Разрушение современными генетиками биологических основ понятия «раса» вызвало у специалистов необычайный интерес к ее бытовым (популистским) определениям. Появились новые подходы к расе, в частности открывающие возможность определять ее в терминах культуры, полностью отрешившись от ее биологического основания. В этом случае «раса представляет исторически сложившиеся формы культурной связи и солидарности»[40]. Сторонники такого подхода допускают, хотя и с оговорками, что в современном мире расы – это не более чем форма выражения этничности[41], а расиализация – это своеобразный вариант этнизации[42]. Поэтому некоторые американские антропологи даже считают, что обсуждение этнической проблематики и «культурного разнообразия» со студентами университетов ведет к оживлению расового дискурса[43].

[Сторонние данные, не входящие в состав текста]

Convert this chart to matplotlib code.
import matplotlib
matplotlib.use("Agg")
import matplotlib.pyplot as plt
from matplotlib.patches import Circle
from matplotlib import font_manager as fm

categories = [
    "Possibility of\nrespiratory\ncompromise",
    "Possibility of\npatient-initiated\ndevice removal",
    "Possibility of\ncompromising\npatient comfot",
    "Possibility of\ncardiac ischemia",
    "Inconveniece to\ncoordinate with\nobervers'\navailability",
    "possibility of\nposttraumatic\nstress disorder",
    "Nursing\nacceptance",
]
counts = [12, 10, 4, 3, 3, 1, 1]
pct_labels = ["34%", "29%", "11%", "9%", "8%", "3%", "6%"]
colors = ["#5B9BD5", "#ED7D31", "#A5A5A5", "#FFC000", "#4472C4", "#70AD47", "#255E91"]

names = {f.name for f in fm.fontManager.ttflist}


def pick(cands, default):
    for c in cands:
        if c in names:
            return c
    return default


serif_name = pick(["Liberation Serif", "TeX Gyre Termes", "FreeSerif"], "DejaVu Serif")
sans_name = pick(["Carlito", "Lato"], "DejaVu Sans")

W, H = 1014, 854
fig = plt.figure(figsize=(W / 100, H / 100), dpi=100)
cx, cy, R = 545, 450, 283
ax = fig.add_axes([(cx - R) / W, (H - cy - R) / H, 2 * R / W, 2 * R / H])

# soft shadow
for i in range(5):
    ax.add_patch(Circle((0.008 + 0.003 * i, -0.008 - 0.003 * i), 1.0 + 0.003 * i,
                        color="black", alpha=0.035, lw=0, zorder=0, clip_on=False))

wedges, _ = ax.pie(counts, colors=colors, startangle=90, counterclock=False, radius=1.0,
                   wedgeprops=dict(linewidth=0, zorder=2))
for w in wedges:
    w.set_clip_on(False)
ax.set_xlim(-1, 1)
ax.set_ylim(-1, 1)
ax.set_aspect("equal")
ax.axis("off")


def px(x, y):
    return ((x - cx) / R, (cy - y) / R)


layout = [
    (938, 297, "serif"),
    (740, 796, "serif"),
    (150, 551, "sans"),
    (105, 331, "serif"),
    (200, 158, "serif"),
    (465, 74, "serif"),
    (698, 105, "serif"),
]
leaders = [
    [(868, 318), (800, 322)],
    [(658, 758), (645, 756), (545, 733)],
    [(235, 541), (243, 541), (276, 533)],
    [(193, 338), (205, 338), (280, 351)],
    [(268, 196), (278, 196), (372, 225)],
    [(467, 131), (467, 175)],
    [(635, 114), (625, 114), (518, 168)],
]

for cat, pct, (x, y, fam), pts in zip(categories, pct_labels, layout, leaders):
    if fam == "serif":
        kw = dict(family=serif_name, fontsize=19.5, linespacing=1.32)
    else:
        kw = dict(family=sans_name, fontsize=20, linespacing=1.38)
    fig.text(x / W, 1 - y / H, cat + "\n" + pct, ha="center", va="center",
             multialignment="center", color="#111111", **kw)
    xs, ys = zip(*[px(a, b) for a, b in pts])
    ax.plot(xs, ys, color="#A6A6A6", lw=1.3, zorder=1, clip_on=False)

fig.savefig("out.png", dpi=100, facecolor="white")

Другие этому категорически возражают, указывая на то, что, во-первых, расовые категории поглощают или игнорируют отдельные этничности[44], а во-вторых, сдвиг к этничности затушевывает реальный расизм, заменяя его якобы деполитизированным мультикультурализмом[45]. В частности, встречающиеся рассуждения о «патологических культурах» или «конфликте культур», по словам ряда авторов, уводят нас в сторону от понимания реального расизма[46]. В то же время, как настаивают некоторые специалисты, концепция расы включает как социальные, так и культурные аспекты, и поэтому сводить ее лишь к одному из этих аспектов, игнорируя другой, было бы неверным. В любом случае, в отличие от этничности, западная концепция расы всегда предполагает отношения господства и подчинения, наличие прямой или косвенной дискриминации. Поэтому, по утверждению ряда американских специалистов, на Западе расовый опыт кардинально отличается от этнического[47].

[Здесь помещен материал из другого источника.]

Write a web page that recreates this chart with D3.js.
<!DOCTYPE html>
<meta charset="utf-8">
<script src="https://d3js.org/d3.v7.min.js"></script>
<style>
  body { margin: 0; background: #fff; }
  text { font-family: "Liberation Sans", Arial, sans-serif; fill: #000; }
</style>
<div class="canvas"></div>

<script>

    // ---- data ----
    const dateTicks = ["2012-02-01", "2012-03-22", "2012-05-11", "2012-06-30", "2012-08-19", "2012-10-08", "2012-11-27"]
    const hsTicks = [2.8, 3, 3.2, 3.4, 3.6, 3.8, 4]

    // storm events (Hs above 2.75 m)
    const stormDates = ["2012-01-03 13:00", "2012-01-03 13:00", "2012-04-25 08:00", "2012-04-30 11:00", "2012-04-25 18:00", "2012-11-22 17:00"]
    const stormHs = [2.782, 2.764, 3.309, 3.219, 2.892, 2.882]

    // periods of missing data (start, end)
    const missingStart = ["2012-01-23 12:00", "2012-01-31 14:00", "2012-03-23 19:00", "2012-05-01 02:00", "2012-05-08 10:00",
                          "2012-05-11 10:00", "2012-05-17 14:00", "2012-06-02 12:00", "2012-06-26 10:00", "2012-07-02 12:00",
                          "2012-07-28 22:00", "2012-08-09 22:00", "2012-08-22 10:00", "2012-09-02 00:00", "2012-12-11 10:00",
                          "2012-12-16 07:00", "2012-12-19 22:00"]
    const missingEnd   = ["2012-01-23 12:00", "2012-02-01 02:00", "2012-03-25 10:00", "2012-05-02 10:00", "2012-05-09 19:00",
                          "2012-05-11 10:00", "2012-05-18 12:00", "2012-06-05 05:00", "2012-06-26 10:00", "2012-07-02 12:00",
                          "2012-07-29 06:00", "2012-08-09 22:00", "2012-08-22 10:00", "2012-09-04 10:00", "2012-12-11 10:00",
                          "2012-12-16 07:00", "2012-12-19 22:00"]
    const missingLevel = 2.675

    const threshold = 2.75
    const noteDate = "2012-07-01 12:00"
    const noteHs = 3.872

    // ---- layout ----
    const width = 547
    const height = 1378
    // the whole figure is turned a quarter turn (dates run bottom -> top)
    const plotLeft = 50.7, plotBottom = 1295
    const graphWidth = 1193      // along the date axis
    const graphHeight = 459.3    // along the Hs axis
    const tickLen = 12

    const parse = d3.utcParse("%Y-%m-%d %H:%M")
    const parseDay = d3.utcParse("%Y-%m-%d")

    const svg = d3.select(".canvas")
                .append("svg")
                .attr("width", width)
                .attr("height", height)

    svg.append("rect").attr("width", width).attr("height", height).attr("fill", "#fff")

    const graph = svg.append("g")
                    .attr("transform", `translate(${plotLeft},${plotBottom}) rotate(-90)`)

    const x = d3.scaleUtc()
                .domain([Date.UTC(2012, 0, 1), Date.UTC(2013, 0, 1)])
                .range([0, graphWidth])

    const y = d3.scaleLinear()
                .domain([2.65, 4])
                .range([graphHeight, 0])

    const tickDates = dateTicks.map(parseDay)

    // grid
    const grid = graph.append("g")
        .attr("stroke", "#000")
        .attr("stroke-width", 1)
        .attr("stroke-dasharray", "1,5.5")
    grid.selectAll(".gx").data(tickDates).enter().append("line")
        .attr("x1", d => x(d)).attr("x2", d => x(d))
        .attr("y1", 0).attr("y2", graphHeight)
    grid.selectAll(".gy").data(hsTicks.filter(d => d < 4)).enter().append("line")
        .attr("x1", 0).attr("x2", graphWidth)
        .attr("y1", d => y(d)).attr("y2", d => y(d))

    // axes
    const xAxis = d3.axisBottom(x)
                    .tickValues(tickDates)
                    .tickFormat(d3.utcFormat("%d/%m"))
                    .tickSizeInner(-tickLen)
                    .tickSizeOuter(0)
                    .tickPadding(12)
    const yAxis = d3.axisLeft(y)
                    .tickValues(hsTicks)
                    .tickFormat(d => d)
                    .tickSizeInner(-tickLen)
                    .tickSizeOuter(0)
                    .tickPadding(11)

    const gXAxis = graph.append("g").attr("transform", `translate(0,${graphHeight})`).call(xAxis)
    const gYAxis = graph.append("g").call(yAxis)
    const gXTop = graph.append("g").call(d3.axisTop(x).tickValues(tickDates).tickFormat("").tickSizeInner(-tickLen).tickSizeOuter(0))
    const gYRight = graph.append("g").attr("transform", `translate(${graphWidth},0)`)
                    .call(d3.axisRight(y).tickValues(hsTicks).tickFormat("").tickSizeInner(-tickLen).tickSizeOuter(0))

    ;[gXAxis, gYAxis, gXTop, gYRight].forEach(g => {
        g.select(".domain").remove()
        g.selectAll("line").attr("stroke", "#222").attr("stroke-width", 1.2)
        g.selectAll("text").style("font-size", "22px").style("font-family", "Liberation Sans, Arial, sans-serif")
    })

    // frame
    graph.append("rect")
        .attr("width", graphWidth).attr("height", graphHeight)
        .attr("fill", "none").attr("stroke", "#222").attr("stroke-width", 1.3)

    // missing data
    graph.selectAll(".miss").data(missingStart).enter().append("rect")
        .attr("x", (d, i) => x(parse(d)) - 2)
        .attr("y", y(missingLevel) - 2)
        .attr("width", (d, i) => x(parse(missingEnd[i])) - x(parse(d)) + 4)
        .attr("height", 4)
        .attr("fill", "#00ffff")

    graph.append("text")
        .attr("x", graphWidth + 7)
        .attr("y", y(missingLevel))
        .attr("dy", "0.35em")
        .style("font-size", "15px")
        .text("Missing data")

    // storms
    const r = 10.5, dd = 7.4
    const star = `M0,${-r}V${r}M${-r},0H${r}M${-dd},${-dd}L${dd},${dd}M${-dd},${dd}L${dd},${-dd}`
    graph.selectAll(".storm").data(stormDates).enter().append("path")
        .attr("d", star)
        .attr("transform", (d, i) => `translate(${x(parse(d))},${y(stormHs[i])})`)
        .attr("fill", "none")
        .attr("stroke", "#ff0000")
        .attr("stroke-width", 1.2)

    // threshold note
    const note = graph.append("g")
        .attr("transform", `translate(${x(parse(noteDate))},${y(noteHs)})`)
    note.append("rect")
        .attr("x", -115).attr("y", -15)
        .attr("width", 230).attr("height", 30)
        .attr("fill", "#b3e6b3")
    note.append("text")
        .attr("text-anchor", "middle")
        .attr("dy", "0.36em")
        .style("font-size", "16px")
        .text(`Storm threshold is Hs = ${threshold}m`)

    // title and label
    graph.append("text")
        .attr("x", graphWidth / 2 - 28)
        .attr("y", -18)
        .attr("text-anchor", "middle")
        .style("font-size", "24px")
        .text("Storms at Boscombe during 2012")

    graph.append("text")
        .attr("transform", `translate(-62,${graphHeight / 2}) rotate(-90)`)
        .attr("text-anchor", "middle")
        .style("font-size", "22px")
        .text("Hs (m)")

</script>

Однако расовые категории достаточно подвижны и связаны с теми значениями, которые им придают современники. Как пишет афробританский социолог Пол Гилрой, «эти значения побуждают к индивидуальным или коллективным действиям, что и придает культуре материальность. Сфера значений и действий является одновременно и полем исторического развития в ходе борьбы»[48]. Или, по мнению британского социолога южноазиатского происхождения Али Раттанси, прибегающего к терминологии Эрнесто Лакло, «раса… это категория, функционирующая как “плавающий банк смыслов”, который нагружается значимыми чертами в зависимости от взаимодействия с другими элементами в различных дискурсах»[49].

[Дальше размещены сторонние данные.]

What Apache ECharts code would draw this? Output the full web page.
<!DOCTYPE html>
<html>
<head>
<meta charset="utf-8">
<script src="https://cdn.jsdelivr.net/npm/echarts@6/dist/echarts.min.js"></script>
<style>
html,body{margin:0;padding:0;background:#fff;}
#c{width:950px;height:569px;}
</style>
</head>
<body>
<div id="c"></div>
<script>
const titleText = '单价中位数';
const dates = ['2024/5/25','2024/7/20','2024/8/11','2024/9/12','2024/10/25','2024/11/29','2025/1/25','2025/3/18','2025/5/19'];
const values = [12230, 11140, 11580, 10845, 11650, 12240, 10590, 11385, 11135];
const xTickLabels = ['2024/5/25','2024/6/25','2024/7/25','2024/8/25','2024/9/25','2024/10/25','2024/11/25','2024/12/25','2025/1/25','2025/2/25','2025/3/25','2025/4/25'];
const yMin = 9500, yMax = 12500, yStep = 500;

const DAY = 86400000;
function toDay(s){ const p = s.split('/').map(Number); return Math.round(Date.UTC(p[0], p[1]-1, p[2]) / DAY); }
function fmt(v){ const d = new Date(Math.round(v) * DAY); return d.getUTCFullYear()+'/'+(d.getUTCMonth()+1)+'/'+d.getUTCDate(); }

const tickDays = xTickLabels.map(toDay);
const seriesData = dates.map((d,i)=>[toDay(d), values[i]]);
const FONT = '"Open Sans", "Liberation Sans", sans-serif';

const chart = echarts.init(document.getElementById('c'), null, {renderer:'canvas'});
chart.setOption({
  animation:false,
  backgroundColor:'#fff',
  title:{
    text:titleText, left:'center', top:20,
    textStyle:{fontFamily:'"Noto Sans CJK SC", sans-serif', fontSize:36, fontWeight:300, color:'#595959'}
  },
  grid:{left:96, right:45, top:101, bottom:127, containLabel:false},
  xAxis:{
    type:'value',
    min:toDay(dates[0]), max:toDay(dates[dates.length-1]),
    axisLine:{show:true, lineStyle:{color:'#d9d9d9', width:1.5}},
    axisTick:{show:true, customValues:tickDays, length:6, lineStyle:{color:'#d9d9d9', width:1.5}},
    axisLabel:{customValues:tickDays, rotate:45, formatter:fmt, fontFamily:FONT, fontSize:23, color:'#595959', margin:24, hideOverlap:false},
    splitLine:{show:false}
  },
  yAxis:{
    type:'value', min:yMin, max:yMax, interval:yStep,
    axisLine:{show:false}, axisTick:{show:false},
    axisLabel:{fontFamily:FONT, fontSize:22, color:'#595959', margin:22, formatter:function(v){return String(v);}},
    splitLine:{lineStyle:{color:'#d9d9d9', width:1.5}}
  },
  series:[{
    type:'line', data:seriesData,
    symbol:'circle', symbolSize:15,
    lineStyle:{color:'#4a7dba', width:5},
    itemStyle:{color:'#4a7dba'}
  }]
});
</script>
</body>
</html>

С этой точки зрения американская модель, где именно раса, а не этничность, наделяется глубоким политическим и социальным смыслом, радикально отличается от европейской и, особенно, восточноевропейской модели, допускающей наделение этничности биологической сущностью или же делающей именно этничность важнейшей социально-политической категорией. Все это вполне вписывается в расовое мышление, ибо, как отмечает тот же автор, «различия между расой, “этничностью” и “нацией” всегда затушеваны»[50]. Другой британский ученый с еще большей уверенностью утверждает, что «сегодня в Европе… представления о расе связаны с концепциями нации». По его словам, в Великобритании, Франции и Германии в общественном дискурсе о нации постоянно содержится подспудное убеждение в том, что истинными гражданами данных стран могут быть только белые[51]. Наконец еще один социолог отмечает, что в Европе «этничность» превратилась в более вежливый термин, пришедший на замену вышедшему из употребления термину «раса»[52]. Подобное явление, начиная с 1970-х гг., наблюдается и в Канаде, причем канадские социологи предупреждают об опасности роста расистских настроений в XXI в. И действительно, в 1980–1990-х гг. термины «раса», «расовый» снова стали там входить в научный и правовой лексикон, причем не без помощи некоторых псевдонаучных публикаций, связанных в Канаде с именем психолога Филиппа Раштона[53].
Однако и этничность в разных странах наделяется разным смыслом. В 2001 г. во время переписи населения в Великобритании вопрос об этнической принадлежности вызвал у людей однозначные ассоциации с цветом кожи. Соответственно были получены следующие ответы: «белый», «смешанный», «азиат или азиато-британец», «черный или черный британец», «китаец» и т. д. При этом в группу «смешанных» вошли «черно-белые выходцы из Карибского бассейна», «черно-белые африканцы», «бело-азиаты» и пр. В Испании, Нидерландах и Финляндии этничность также связывают с цветом кожи[54].
Как мы увидим ниже, и во Франции с ее идеей универсализма этничность понимается в расовом смысле и вызывает подозрительность. Но там ее связывают не столько с соматическими, сколько с культурными особенностями или даже с «духом». В России этничность принято отделять от расы, однако отчетливая биологизация этничности показывает, что и здесь расовые ассоциации присутствуют, хотя нередко в скрытом виде.
Четверть века назад темнокожий британский социолог Крис Маллард заметил, что расизм как биологический детерминизм сдал свои позиции культурному детерминизму. Это новое явление он назвал «этницизмом», т. е. «культурным выражением идеологической формы расизма». Под этим он понимал использование этнических различий для оправдания дискриминационных практик, опирающихся на институционализацию этнокультурных особенностей[55].